* _Provided records_:

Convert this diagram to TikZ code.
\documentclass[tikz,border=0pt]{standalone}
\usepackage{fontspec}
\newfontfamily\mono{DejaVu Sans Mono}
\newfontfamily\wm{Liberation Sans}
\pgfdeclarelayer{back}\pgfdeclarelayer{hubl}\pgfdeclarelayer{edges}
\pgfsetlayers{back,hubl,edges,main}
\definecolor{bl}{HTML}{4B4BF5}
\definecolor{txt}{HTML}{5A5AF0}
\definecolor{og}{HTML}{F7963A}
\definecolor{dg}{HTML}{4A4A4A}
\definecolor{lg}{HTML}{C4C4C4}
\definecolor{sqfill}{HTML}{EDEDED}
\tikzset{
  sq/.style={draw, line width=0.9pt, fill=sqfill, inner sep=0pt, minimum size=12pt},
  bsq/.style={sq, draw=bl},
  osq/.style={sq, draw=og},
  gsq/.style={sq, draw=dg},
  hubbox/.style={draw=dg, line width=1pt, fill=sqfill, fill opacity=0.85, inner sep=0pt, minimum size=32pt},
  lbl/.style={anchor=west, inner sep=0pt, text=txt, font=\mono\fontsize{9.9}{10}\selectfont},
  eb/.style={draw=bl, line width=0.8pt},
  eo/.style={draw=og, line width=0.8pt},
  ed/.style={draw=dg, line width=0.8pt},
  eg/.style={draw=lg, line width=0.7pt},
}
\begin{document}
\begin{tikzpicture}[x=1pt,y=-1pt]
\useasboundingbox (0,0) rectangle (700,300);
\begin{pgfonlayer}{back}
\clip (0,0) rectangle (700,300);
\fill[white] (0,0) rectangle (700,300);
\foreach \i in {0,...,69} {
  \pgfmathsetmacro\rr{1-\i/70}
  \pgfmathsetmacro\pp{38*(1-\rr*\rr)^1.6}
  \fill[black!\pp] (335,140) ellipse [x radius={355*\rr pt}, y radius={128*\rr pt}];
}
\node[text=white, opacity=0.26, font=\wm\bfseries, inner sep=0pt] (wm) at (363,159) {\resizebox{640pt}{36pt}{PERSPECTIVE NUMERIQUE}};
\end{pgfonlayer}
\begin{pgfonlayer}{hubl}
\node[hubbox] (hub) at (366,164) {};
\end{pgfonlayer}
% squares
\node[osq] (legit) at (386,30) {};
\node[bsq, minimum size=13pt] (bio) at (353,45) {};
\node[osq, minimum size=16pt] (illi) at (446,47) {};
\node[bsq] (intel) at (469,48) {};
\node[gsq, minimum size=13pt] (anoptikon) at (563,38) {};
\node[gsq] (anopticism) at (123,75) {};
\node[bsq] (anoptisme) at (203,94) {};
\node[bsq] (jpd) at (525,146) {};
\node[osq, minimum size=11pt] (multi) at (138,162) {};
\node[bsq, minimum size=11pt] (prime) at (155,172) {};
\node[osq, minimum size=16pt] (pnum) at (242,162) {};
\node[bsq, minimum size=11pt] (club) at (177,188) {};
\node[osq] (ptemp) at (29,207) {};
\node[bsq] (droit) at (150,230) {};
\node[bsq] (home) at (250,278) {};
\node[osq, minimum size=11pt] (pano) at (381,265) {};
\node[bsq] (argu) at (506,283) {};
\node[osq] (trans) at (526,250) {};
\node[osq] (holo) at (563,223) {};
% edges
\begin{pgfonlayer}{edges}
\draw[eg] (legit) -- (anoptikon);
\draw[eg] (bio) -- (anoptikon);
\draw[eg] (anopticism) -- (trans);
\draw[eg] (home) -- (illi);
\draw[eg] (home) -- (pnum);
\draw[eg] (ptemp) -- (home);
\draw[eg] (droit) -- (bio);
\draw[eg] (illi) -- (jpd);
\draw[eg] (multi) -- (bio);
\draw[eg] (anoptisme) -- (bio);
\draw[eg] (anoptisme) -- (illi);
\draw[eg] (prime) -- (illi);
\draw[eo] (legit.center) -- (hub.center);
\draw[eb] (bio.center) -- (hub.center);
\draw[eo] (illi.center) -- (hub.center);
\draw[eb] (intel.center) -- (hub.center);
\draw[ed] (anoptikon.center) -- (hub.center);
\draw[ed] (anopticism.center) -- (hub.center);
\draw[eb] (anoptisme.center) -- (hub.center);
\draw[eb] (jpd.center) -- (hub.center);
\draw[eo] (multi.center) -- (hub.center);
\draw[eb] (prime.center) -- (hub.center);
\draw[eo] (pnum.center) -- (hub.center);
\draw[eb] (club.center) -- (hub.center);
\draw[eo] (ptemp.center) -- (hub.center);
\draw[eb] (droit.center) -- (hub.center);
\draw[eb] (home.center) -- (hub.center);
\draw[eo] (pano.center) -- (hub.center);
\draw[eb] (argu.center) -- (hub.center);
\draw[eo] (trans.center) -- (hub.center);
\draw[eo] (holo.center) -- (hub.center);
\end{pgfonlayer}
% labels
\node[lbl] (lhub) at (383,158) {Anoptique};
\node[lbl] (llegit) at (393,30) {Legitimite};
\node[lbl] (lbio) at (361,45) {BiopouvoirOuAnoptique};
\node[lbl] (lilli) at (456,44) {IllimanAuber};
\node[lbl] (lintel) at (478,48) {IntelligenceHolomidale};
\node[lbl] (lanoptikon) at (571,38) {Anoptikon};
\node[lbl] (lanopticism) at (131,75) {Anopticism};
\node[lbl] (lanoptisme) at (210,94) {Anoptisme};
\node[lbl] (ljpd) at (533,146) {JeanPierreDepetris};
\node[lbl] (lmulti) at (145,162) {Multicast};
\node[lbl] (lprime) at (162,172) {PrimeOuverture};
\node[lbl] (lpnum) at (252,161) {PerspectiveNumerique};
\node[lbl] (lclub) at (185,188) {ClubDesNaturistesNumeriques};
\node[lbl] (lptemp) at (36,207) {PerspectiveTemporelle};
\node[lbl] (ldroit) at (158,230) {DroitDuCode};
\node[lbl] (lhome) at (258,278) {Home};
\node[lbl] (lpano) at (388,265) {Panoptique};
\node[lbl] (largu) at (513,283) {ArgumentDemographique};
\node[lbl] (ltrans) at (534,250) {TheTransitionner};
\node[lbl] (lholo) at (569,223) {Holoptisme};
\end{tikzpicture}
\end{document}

--

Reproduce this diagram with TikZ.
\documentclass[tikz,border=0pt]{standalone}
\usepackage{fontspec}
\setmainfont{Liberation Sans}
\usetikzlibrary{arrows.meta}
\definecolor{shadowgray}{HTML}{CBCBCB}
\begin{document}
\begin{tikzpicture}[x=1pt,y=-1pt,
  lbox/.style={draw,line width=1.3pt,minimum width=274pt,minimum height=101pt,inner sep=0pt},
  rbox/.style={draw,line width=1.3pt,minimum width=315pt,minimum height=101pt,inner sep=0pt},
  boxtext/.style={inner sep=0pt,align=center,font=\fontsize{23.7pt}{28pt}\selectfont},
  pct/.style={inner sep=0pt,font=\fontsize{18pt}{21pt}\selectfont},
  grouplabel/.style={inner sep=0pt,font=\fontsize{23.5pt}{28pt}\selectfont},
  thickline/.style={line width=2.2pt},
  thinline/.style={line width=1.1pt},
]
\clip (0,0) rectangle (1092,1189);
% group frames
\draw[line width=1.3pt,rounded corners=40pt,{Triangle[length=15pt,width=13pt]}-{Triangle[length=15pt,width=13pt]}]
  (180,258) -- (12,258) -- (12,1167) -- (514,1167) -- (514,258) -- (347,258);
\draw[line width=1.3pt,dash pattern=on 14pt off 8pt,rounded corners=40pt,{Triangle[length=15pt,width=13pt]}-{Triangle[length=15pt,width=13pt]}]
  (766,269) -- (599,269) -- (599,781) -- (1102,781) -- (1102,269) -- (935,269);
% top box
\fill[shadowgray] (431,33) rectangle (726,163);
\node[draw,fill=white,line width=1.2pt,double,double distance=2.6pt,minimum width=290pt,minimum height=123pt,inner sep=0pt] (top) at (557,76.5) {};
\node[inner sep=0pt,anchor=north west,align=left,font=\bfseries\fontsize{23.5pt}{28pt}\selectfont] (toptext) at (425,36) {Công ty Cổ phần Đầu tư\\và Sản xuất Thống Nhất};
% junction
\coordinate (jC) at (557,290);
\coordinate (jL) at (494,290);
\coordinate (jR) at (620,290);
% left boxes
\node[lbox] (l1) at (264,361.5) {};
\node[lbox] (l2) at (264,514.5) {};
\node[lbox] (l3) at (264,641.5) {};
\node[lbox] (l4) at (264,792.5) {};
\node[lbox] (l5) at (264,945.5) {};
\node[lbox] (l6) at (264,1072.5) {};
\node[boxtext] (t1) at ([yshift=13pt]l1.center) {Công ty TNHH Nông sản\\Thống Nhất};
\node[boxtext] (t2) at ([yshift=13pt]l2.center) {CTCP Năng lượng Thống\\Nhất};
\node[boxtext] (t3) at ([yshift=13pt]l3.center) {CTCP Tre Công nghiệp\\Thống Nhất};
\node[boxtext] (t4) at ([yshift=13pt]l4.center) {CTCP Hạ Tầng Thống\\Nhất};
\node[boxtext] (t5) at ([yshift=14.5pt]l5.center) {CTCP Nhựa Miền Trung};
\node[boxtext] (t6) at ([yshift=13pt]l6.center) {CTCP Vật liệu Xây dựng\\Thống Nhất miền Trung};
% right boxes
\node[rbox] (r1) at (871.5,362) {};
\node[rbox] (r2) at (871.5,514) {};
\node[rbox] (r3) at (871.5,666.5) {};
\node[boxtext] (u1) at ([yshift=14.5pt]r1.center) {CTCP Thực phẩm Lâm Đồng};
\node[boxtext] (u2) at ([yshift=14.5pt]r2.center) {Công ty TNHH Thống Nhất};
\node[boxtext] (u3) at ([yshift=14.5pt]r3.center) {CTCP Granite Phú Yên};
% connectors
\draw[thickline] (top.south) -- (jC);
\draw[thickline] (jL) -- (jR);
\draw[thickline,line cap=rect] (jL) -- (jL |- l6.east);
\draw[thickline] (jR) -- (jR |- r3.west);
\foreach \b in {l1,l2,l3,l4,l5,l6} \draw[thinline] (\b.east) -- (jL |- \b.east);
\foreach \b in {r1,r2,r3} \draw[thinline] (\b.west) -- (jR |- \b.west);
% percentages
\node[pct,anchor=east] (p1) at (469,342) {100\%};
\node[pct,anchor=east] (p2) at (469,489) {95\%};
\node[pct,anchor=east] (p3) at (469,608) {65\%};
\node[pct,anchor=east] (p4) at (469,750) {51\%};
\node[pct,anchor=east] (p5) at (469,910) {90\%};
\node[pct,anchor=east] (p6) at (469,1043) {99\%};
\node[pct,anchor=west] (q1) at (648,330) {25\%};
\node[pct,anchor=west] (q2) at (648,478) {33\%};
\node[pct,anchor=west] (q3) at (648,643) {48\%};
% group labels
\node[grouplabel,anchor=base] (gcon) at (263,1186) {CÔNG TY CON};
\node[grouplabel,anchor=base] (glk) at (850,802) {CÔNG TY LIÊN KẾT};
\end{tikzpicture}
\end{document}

* _Set exercise_:
Return every line from the records above that holds the word "diagram".

* _Correct response_:
Convert this diagram to TikZ code.
Reproduce this diagram with TikZ.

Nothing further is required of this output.